NEW YORK: ICE cotton futures climbed to over a seven-month high on Monday, on news that US President Donald Trump could be discharged from the hospital and concerns of crop damage from Storm Delta, which is soon expected to become a hurricane.
Cotton contracts for December rose 0.54 cent, or 0.8%, at 66.36 cents per lb by 1:02 p.m. EDT (1702 GMT), having earlier risen to their highest since Feb. 25 at 67.14 cents.
"There are forecasts for a potential hurricane to hit the southeast parts of the US, and this is coming at a time when we're harvesting and the bolls are open, so we could suffer some losses," said Jack Scoville, vice president at Chicago-based Price Futures Group.
Tropical Storm Delta is forecast to strengthen into a hurricane and move into the southeastern Gulf of Mexico by Tuesday night, the US National Hurricane Center said.

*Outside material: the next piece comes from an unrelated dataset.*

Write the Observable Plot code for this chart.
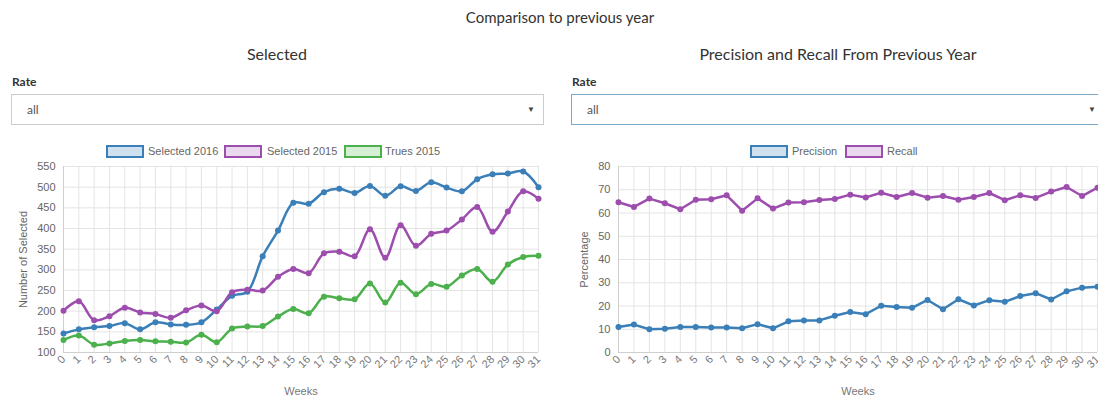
<!DOCTYPE html>
<html>
<head>
<meta charset="utf-8">
<script src="https://cdn.jsdelivr.net/npm/d3@7"></script>
<script src="https://cdn.jsdelivr.net/npm/@observablehq/plot@0.6"></script>
<style>
  html, body { margin: 0; padding: 0; background: #fff; }
  body { width: 1098px; height: 401px; position: relative; overflow: hidden; font-family: Lato, "Open Sans", sans-serif; color: #333; }
  .abs { position: absolute; }
  .title { font-size: 15px; color: #333; text-align: center; }
  .sub { font-size: 16px; color: #333; text-align: center; }
  .rate { font-size: 12px; font-weight: bold; color: #333; }
  .select { border: 1px solid #ccc; box-sizing: border-box; height: 31px; font-size: 12px; color: #555; }
  .select span { position: absolute; left: 15px; top: 7px; }
  .select i { position: absolute; right: 8px; top: 9px; font-style: normal; font-size: 8px; color: #444; }
  .legend { font-family: "Liberation Sans", Arial, sans-serif; font-size: 11px; color: #666; }
  .box { position: absolute; top: 1px; width: 34px; height: 9px; border: 2px solid; }
  .lt { position: absolute; top: 0; line-height: 14px; white-space: nowrap; }
  svg { overflow: visible; }
</style>
</head>
<body>
<div class="abs title" style="left:0;width:1120px;top:8px;">Comparison to previous year</div>
<div class="abs sub" style="left:0;width:554px;top:44px;">Selected</div>
<div class="abs sub" style="left:571px;width:534px;top:44px;">Precision and Recall From Previous Year</div>
<div class="abs rate" style="left:12px;top:74px;">Rate</div>
<div class="abs rate" style="left:572px;top:74px;">Rate</div>
<div class="abs select" style="left:11px;top:94px;width:533px;"><span>all</span><i>&#9660;</i></div>
<div class="abs select" style="left:571px;top:94px;width:540px;border-color:#7ba9c9;"><span>all</span><i style="right:14px">&#9660;</i></div>
<div id="leg1" class="abs legend" style="left:0;top:144px;width:560px;height:16px;"></div>
<div id="leg2" class="abs legend" style="left:560px;top:144px;width:538px;height:16px;"></div>
<div id="c1" class="abs" style="left:0;top:160px;"></div>
<div id="c2" class="abs" style="left:560px;top:160px;"></div>
<script>
const weeks = [0,1,2,3,4,5,6,7,8,9,10,11,12,13,14,15,16,17,18,19,20,21,22,23,24,25,26,27,28,29,30,31];

const selected2016 = [146,156,161,164,171,156,173,168,167,173,204,237,247,333,395,462,460,488,496,486,503,479,502,491,512,499,490,519,531,533,538,500];
const selected2015 = [201,224,178,188,208,197,193,184,202,214,200,246,252,250,283,302,292,340,344,333,398,329,408,358,387,395,422,452,392,441,490,472];
const trues2015    = [130,141,119,122,128,130,127,126,124,143,125,158,163,164,187,205,195,235,231,229,267,221,269,241,266,259,286,302,271,313,331,334];

const precision = [11.0,12.0,10.0,10.2,11.0,11.0,10.8,10.7,10.4,12.2,10.4,13.4,13.8,13.8,15.8,17.4,16.5,20.1,19.6,19.2,22.6,18.6,22.9,20.2,22.5,21.8,24.3,25.5,22.8,26.3,27.9,28.3];
const recall    = [64.6,62.6,66.2,64.2,61.6,65.7,65.9,67.6,61.0,66.3,61.9,64.5,64.6,65.6,66.0,67.9,66.7,68.7,66.9,68.6,66.6,67.3,65.7,66.9,68.6,65.5,67.6,66.5,69.2,71.2,67.3,70.9];

const leftNames = ["Selected 2016", "Selected 2015", "Trues 2015"];
const rightNames = ["Precision", "Recall"];
const leftTicks = [100,150,200,250,300,350,400,450,500,550];
const rightTicks = [0,10,20,30,40,50,60,70,80];

const blue = "#3a7fb7", purple = "#9d4dae", green = "#4cb04c";
const blueFill = "#cfe0ef", purpleFill = "#ead9ee", greenFill = "#d5efd5";

function toRows(names, arrays) {
  const rows = [];
  names.forEach((n, i) => arrays[i].forEach((v, j) => rows.push({series: n, week: weeks[j], value: v})));
  return rows;
}

function legend(el, items, boxX, textX) {
  items.forEach((it, i) => {
    const b = document.createElement("div");
    b.className = "box";
    b.style.left = boxX[i] + "px";
    b.style.borderColor = it.stroke;
    b.style.background = it.fill;
    el.appendChild(b);
    const t = document.createElement("div");
    t.className = "lt";
    t.style.left = textX[i] + "px";
    t.textContent = it.name;
    el.appendChild(t);
  });
}

legend(document.getElementById("leg1"), [
  {name: leftNames[0], stroke: blue, fill: blueFill},
  {name: leftNames[1], stroke: purple, fill: purpleFill},
  {name: leftNames[2], stroke: green, fill: greenFill}
], [106, 224, 344], [148, 267, 385]);
legend(document.getElementById("leg2"), [
  {name: rightNames[0], stroke: blue, fill: blueFill},
  {name: rightNames[1], stroke: purple, fill: purpleFill}
], [190, 285], [232, 327]);

function chart(opts) {
  const rows = toRows(opts.names, opts.arrays);
  return Plot.plot({
    width: opts.width, height: 241,
    marginLeft: opts.marginLeft, marginRight: opts.marginRight, marginTop: 6, marginBottom: 49,
    style: {fontFamily: "'Liberation Sans', Arial, sans-serif", fontSize: "11px", color: "#666", background: "transparent", overflow: "visible"},
    x: {domain: [0, 31]},
    y: {domain: opts.yDomain},
    color: {domain: opts.names, range: opts.colors},
    marks: [
      Plot.gridX(weeks, {stroke: "#e4e4e4", strokeOpacity: 1}),
      Plot.gridY(opts.ticks, {stroke: "#e4e4e4", strokeOpacity: 1}),
      Plot.ruleY([opts.yDomain[0]], {stroke: "#cfcfcf"}),
      Plot.ruleX([0], {stroke: "#cfcfcf"}),
      Plot.axisX(weeks, {tickRotate: -45, tickSize: 0, tickPadding: 5, fill: "#777", label: "Weeks", labelAnchor: "center", labelArrow: "none", labelOffset: 42, fontSize: 11}),
      Plot.axisY(opts.ticks, {tickSize: 0, tickPadding: 8, fill: "#666", label: opts.yLabel, labelAnchor: "center", labelArrow: "none", labelOffset: opts.labelOffset, fontSize: 11}),
      Plot.line(rows, {x: "week", y: "value", stroke: "series", z: "series", curve: opts.curve, strokeWidth: 2.5}),
      Plot.dot(rows, {x: "week", y: "value", fill: "series", r: 3})
    ]
  });
}

document.getElementById("c1").appendChild(chart({
  names: leftNames, arrays: [selected2016, selected2015, trues2015], colors: [blue, purple, green],
  width: 560, marginLeft: 63, marginRight: 22, yDomain: [100, 550], ticks: leftTicks,
  yLabel: "Number of Selected", labelOffset: 44, curve: "catmull-rom"
}));
document.getElementById("c2").appendChild(chart({
  names: rightNames, arrays: [precision, recall], colors: [blue, purple],
  width: 538, marginLeft: 58, marginRight: 1, yDomain: [0, 80], ticks: rightTicks,
  yLabel: "Percentage", labelOffset: 38, curve: "linear"
}));
</script>
</body>
</html>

"Weather has been an issue this year since planting and the crop size is showing what we've thought for months now, that we'll produce less cotton this year than we committed last season," Louis Barbera, partner and analyst at VLM Commodities Ltd said in a note on Sunday.
Cotton prices posted losses on Friday after markets were rattled on news of Trump testing positive for coronavirus.
Speculators increased their net long position in cotton futures in the week to Sept. 29 by 456 contracts to 42,723. Total futures market volume rose by 834 to 24,995 lots. Data showed total open interest gained 971 to 224,724 contracts in the previous session.